A New Hope for the Then-Unknown Star Wars Cast
The “Star Wars” cast probably had no idea what they were getting into when they signed on to make this classic film. Released in 1977, “Star Wars” became a cultural phenomenon almost instantly, and has spawned a massive franchise comprised of countless movies, novels, comic books, video games, cartoons, and much more. And while not all of the “Star Wars” cast members were complete unknowns when the movie was released, “Star Wars” took them to new heights of fame.
Mark Hamill stars as Luke Skywalker, a young man who wants to leave his “small town” and see the galaxy. There’s no denying that “Star Wars” was Hamill’s big break. Before that, he’d mostly made a few appearances in TV shows like “Eight is Enough” and “One Day at a Time.”
Fisher starred as Princess Leia Organa, a leader in the rebellion against the evil empire. Before joining the “Star Wars” cast, Fisher was probably best known for being the daughter of Hollywood legend Debbie Reynolds. Since “Star Wars,” Fisher has continued to act, and has also enjoyed great success as a novelist.
Harrison Ford played Han Solo, the film’s lovable rogue. Before “Star Wars,” Ford appeared in several TV shows and movies, including “American Grafitti,” another film classic. Soon after “Star Wars: The Empire Strikes Back,” Ford starred in “Raiders of the Lost Ark” at Indiana Jones, a character considered just as iconic as Han Solo.
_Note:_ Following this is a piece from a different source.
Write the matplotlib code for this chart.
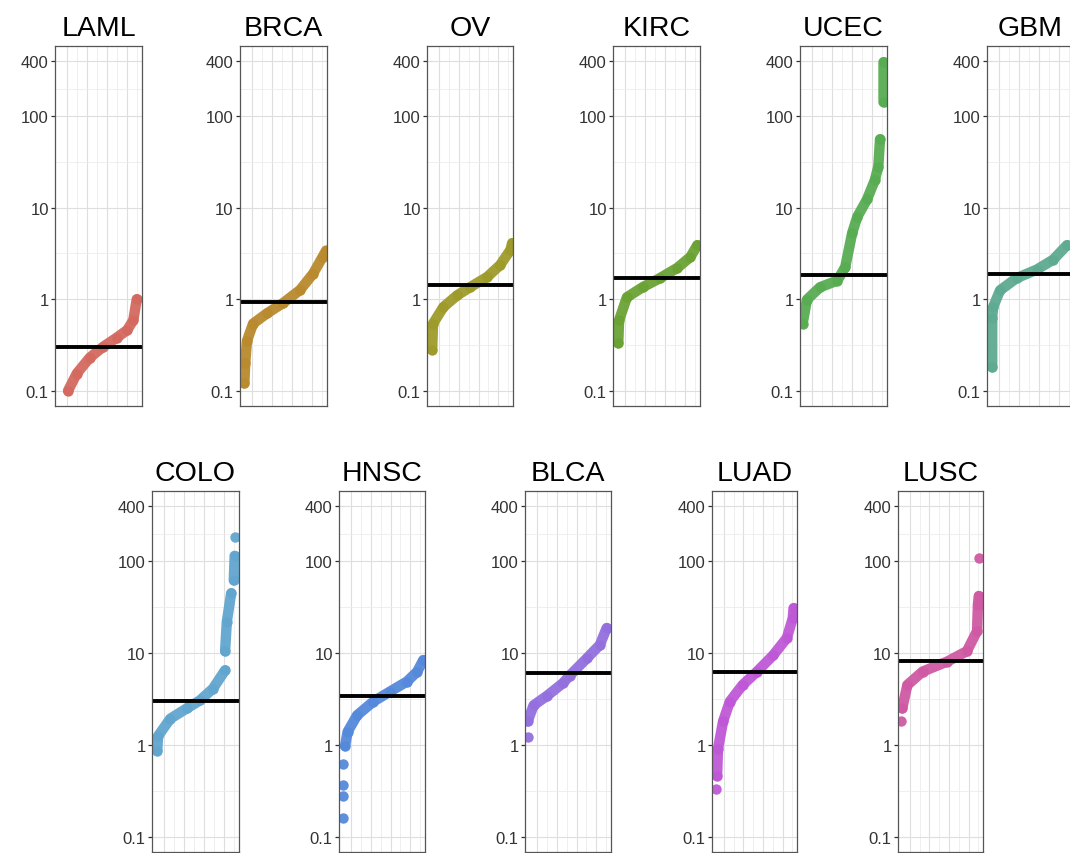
import numpy as np
import matplotlib
matplotlib.use("Agg")
import matplotlib.pyplot as plt

plt.rcParams['font.family'] = ['Liberation Sans', 'DejaVu Sans']

# 每个癌种: 排序后的位置(0-1) 和 数值, nan 表示断开
laml_rank = [0.15, 0.25, 0.40, 0.55, 0.71, 0.83, 0.90, 0.94]
laml_val = [0.10, 0.154, 0.23, 0.30, 0.38, 0.46, 0.59, 1.0]

brca_rank = [0.05, 0.06, 0.08, 0.15, 0.31, 0.49, 0.69, 0.84, 0.95, 0.99]
brca_val = [0.12, 0.2, 0.35, 0.54, 0.70, 0.90, 1.26, 1.9, 2.9, 3.4]

ov_rank = [0.06, 0.07, 0.19, 0.35, 0.50, 0.70, 0.85, 0.97, 0.99]
ov_val = [0.28, 0.54, 0.82, 1.1, 1.35, 1.75, 2.36, 3.45, 4.1]

kirc_rank = [0.06, 0.07, 0.16, 0.34, 0.54, 0.74, 0.89, 0.97]
kirc_val = [0.33, 0.59, 1.05, 1.35, 1.7, 2.2, 2.9, 3.9]

ucec_rank = [0.03, 0.08, 0.23, 0.43, 0.52, 0.60, 0.66, 0.77, 0.86, 0.90, 0.92, np.nan, 0.96, 0.96]
ucec_val = [0.54, 0.99, 1.35, 1.6, 2.25, 5.3, 8.0, 12.3, 20, 28, 56, np.nan, 142, 390]

gbm_rank = [0.06, 0.06, 0.07, 0.15, 0.34, 0.57, 0.76, 0.92]
gbm_val = [0.18, 0.63, 0.82, 1.25, 1.7, 2.1, 2.7, 3.9]

colo_rank = [0.06, 0.07, 0.21, 0.40, 0.55, 0.70, 0.84, np.nan, 0.84, 0.86, 0.91, np.nan, 0.94, 0.95, np.nan, 0.95]
colo_val = [0.86, 1.25, 1.93, 2.5, 3.05, 4.1, 6.5, np.nan, 10.5, 22, 45, np.nan, 62, 115, np.nan, 184]

hnsc_rank = [0.05, np.nan, 0.05, np.nan, 0.05, np.nan, 0.05, np.nan, 0.07, 0.10, 0.21, 0.40, 0.59, 0.79, 0.91, 0.98]
hnsc_val = [0.16, np.nan, 0.28, np.nan, 0.37, np.nan, 0.62, np.nan, 0.97, 1.39, 2.1, 2.97, 3.8, 4.9, 6.3, 8.4]

blca_rank = [0.03, np.nan, 0.03, 0.10, 0.26, 0.44, 0.52, 0.72, 0.87, 0.95]
blca_val = [1.22, np.nan, 1.8, 2.7, 3.45, 4.7, 5.7, 8.8, 12.3, 18.8]

luad_rank = [0.05, np.nan, 0.06, 0.07, 0.13, 0.21, 0.36, 0.53, 0.72, 0.88, 0.95, 0.96]
luad_val = [0.33, np.nan, 0.46, 0.9, 1.8, 2.97, 4.5, 6.3, 9.5, 14.6, 24, 31]

lusc_rank = [0.035, np.nan, 0.05, 0.11, 0.29, 0.58, 0.81, 0.93, 0.94, 0.95, np.nan, 0.95]
lusc_val = [1.83, np.nan, 2.5, 4.5, 6.3, 8.1, 10.5, 17.4, 33.6, 42, np.nan, 108]

names = ["LAML", "BRCA", "OV", "KIRC", "UCEC", "GBM",
         "COLO", "HNSC", "BLCA", "LUAD", "LUSC"]
medians = [0.30, 0.93, 1.44, 1.72, 1.84, 1.9,
           3.04, 3.45, 6.0, 6.3, 8.2]
colors = ["#D4695F", "#B98A2E", "#9E9B2B", "#6BA234", "#58AC52", "#5FAA92",
          "#62A6CF", "#5589DB", "#9470DF", "#BF58D6", "#CF5AA3"]
ranks = [laml_rank, brca_rank, ov_rank, kirc_rank, ucec_rank, gbm_rank,
         colo_rank, hnsc_rank, blca_rank, luad_rank, lusc_rank]
vals = [laml_val, brca_val, ov_val, kirc_val, ucec_val, gbm_val,
        colo_val, hnsc_val, blca_val, luad_val, lusc_val]

yticks = [0.1, 1, 10, 100, 400]
ylabels = ["0.1", "1", "10", "100", "400"]

W, H = 1070, 854
fig = plt.figure(figsize=(W / 100, H / 100), dpi=100)

# 面板像素位置 (left, top, width, height)
boxes = [(55, 47, 87, 360), (240, 47, 87, 360), (427, 47, 86, 360),
         (613, 47, 87, 360), (800, 47, 87, 360), (987, 47, 87, 360),
         (152, 492, 87, 361), (339, 492, 86, 361), (525, 492, 86, 361),
         (712, 492, 85, 361), (898, 492, 85, 361)]

for i in range(len(names)):
    l, t, w, h = boxes[i]
    ax = fig.add_axes([l / W, 1 - (t + h) / H, w / W, h / H])
    ax.set_yscale("log")
    ax.set_ylim(0.068, 585)
    ax.set_xlim(0, 1)

    # 网格
    ax.set_yticks(yticks)
    ax.set_yticklabels(ylabels)
    ax.set_yticks([0.316, 3.16, 31.6, 200], minor=True)
    ax.yaxis.set_minor_formatter(matplotlib.ticker.NullFormatter())
    ax.set_xticks([0.14, 0.37, 0.60, 0.83])
    ax.set_xticks([0.255, 0.485, 0.715, 0.945], minor=True)
    ax.grid(which="major", color="#dedede", linewidth=0.8)
    ax.grid(which="minor", color="#ececec", linewidth=0.6)
    ax.set_axisbelow(True)
    ax.tick_params(axis="x", which="both", length=0, labelbottom=False)
    ax.tick_params(axis="y", which="major", length=3, width=0.9, color="#333333",
                   labelsize=12, labelcolor="#333333", pad=1.5)
    ax.tick_params(axis="y", which="minor", length=0)
    for s in ax.spines.values():
        s.set_color("#555555")
        s.set_linewidth(0.9)

    ax.plot(ranks[i], vals[i], color=colors[i], linewidth=7.5,
            solid_capstyle="round", solid_joinstyle="round",
            marker="o", markersize=7.5, markeredgewidth=0, alpha=0.95)
    ax.axhline(medians[i], color="black", linewidth=2.8)
    ax.set_title(names[i], fontsize=20.5, pad=8)

plt.savefig("out.png", dpi=100)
Guinness joined the “Star Wars” cast as Obi-Wan Kenobi, one of the last of the Jedi Knights. Guiness had a long and impressive career long before “Star Wars.” In fact, he won the Best Actor Academy Award for his role in the 1957 “The Bridge Over the River Kwai.”
James Earl Jones.
This award-winning actor played Darth Vader. Or, more accurately, he was the distinct voice of Darth Vader. Like Guinness, Jones also had a long and impressive career before joining the “Star Wars” cast, which included work on television, the Broadway stage, and on the big screen in movies like “Dr. Strangelove,” “The Great White Hope,” and “Claudine.”